| TASK |
Copy out each line that has "matplotlib" in it.

| RECORDS FOR THE TASK |
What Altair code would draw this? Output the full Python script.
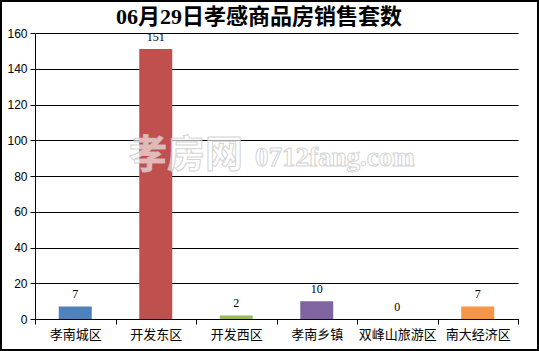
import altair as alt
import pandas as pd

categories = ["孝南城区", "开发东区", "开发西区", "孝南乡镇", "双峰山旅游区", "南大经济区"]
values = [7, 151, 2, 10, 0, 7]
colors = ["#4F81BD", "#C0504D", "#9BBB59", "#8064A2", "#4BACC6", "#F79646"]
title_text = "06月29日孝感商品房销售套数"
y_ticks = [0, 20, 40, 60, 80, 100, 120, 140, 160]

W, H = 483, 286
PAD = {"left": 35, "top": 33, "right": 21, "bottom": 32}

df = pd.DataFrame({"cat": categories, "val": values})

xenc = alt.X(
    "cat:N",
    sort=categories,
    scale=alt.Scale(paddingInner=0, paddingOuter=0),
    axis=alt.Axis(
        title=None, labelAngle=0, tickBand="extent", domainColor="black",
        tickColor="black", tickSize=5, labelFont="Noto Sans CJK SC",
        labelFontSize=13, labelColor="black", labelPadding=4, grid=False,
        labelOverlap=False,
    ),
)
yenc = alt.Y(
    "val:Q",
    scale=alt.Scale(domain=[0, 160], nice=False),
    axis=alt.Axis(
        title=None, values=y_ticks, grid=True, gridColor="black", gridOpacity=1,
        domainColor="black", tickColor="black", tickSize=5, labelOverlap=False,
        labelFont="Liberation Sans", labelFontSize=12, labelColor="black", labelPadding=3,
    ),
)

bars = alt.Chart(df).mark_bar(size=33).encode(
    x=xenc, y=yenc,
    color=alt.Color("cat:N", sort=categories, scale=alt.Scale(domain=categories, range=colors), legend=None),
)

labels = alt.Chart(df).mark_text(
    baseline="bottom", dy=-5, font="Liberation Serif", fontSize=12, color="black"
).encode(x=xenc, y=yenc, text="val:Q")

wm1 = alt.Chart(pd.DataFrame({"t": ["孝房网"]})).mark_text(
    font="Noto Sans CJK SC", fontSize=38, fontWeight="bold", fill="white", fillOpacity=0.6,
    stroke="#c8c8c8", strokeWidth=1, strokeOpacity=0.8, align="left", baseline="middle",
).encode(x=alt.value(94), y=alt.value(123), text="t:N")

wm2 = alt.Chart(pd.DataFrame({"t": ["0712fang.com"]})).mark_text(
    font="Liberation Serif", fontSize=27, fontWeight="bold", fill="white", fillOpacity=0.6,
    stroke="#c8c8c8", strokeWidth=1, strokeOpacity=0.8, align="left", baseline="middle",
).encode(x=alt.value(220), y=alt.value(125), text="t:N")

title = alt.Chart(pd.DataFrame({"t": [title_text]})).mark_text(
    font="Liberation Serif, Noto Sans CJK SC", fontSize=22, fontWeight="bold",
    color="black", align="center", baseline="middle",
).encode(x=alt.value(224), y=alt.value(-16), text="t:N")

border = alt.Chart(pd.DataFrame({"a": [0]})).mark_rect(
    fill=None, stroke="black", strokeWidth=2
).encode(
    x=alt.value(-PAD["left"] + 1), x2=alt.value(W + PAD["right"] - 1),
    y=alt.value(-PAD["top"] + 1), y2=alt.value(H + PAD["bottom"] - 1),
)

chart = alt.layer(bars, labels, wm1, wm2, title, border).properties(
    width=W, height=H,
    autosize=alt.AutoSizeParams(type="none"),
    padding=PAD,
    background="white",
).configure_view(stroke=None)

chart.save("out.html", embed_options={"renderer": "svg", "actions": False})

==

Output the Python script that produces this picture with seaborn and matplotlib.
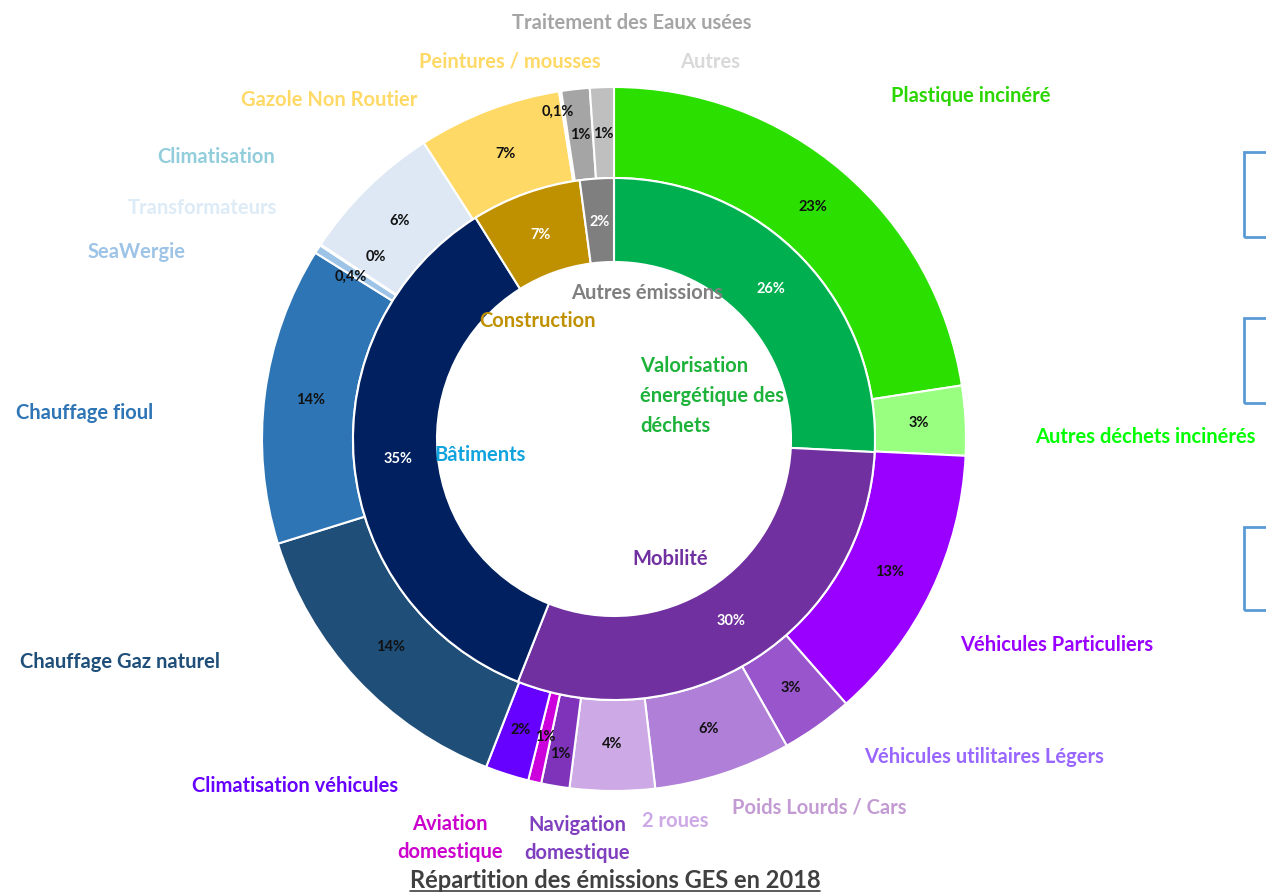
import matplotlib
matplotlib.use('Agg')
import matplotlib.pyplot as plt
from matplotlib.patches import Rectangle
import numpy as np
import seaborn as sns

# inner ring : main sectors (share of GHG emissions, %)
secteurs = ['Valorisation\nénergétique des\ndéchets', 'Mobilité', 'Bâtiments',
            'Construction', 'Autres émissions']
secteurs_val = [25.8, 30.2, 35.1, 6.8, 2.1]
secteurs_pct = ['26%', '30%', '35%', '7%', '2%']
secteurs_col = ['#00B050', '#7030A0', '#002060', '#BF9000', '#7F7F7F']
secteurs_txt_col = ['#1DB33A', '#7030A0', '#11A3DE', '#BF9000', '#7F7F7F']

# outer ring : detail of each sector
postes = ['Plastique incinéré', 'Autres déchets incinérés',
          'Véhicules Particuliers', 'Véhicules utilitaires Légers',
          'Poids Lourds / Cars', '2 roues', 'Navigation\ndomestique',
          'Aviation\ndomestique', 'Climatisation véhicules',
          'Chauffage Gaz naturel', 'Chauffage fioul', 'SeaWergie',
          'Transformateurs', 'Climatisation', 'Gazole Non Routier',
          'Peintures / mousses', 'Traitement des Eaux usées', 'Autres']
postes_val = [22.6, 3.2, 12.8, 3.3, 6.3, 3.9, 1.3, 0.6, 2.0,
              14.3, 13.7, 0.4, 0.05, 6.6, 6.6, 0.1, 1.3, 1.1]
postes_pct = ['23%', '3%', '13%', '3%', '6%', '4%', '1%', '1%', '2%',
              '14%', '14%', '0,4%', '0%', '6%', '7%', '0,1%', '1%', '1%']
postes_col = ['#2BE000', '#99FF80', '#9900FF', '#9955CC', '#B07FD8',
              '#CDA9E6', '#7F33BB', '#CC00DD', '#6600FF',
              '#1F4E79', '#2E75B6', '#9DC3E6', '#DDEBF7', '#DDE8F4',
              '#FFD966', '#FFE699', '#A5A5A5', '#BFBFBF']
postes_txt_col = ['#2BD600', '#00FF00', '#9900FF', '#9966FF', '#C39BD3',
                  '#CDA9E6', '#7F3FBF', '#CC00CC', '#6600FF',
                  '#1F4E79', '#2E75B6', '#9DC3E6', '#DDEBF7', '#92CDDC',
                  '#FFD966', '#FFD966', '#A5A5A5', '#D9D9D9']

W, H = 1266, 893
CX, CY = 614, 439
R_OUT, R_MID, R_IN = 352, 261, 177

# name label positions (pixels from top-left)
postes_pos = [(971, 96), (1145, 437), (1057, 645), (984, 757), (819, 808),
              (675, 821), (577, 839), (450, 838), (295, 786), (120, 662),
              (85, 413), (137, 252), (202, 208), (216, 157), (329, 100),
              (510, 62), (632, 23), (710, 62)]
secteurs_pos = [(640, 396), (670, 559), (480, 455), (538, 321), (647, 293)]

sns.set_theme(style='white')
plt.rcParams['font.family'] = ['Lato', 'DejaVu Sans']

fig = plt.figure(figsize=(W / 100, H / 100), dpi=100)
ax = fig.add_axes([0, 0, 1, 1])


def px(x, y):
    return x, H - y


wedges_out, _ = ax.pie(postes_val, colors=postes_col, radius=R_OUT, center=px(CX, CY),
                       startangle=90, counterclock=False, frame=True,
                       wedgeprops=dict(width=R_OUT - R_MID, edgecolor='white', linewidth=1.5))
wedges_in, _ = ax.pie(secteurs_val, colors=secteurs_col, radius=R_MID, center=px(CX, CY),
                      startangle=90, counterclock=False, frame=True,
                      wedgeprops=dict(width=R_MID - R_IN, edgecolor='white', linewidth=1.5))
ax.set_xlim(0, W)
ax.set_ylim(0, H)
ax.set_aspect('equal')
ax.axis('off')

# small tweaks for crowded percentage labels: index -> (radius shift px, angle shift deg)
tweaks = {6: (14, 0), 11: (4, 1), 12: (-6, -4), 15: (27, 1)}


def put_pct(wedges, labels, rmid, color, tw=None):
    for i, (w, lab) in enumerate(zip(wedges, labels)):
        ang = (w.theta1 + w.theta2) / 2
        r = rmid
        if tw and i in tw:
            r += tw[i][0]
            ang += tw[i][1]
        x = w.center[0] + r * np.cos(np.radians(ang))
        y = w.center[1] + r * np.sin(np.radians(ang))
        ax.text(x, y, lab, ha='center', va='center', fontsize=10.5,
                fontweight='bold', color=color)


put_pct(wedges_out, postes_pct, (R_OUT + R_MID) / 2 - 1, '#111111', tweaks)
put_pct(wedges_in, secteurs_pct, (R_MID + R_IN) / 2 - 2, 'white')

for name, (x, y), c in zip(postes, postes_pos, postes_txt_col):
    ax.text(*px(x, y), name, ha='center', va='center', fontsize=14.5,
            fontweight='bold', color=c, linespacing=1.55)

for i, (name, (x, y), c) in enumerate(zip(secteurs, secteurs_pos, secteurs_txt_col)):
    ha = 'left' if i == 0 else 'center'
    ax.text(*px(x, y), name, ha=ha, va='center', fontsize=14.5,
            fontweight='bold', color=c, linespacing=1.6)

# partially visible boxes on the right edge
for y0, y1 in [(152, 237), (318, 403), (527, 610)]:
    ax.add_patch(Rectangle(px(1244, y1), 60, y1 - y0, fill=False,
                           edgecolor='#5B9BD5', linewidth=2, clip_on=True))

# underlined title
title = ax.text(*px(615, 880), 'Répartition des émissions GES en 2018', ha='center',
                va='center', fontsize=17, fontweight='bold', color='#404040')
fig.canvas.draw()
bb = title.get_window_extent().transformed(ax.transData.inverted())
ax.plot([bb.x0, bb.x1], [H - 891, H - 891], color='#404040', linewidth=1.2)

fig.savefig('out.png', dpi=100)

| RESULT OF THE TASK |
Output the Python script that produces this picture with seaborn and matplotlib.
import matplotlib
matplotlib.use('Agg')
import matplotlib.pyplot as plt
from matplotlib.patches import Rectangle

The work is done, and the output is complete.